Question

A sample of 1300 computer chips revealed that 50% of the chips do not fail in the first 1000 hours of their use. The company's promotional literature claimed that more than 47% do not fail in the first 1000 hours of their use. Is there sufficient evidence at the 0.05 level to support the company's claim

Answer 1

The p-value of the test is 0.015 < 0.05, which means that there is sufficient evidence at the 0.05 level to support the company's claim.

Explanation:

The company's promotional literature claimed that more than 47% do not fail in the first 1000 hours of their use.

At the null hypothesis, we test if the proportion is of 47% or less, that is:

`H_0: p \leq 0.47`

At the alternative hypothesis, we test if the proportion is of more than 47%, that is:

`H_1: p > 0.47`

The test statistic is:

`z = (X - \mu)/((\sigma)/(√(n)))`

In which X is the sample mean,
`\mu` is the value tested at the null hypothesis,
`\sigma` is the standard deviation and n is the size of the sample.

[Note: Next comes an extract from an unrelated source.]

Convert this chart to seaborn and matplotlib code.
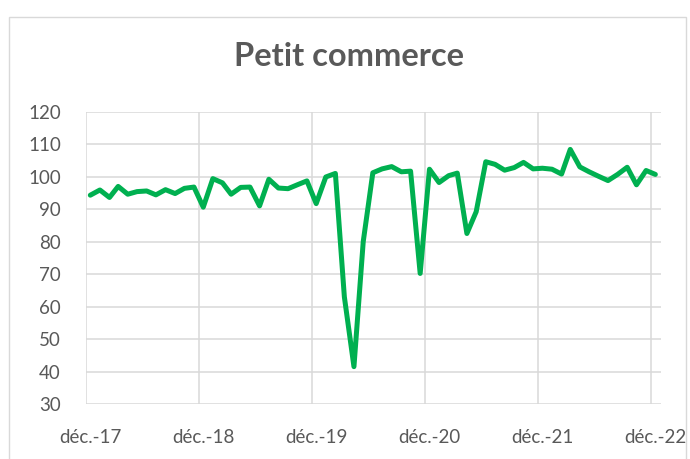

0.47 is tested at the null hypothesis:

This means that
`\mu = 0.47, \sigma = √(0.47*0.53)`

A sample of 1300 computer chips revealed that 50% of the chips do not fail in the first 1000 hours of their use.

This means that
`n = 1300, X = 0.5`

Value of the statistic:

`z = (X - \mu)/((\sigma)/(√(n)))`

`z = (0.5 - 0.47)/((√(0.47*0.53))/(√(1300)))`

`z = 2.17`

P-value of the test and decision:

The p-value of the test is the probability of finding a sample proportion above 0.5, which is 1 subtracted by the p-value of z = 2.17.

Looking at the z-table, z = 2.17 has a p-value of 0.9850

1 - 0.985 = 0.015

The p-value of the test is 0.015 < 0.05, which means that there is sufficient evidence at the 0.05 level to support the company's claim.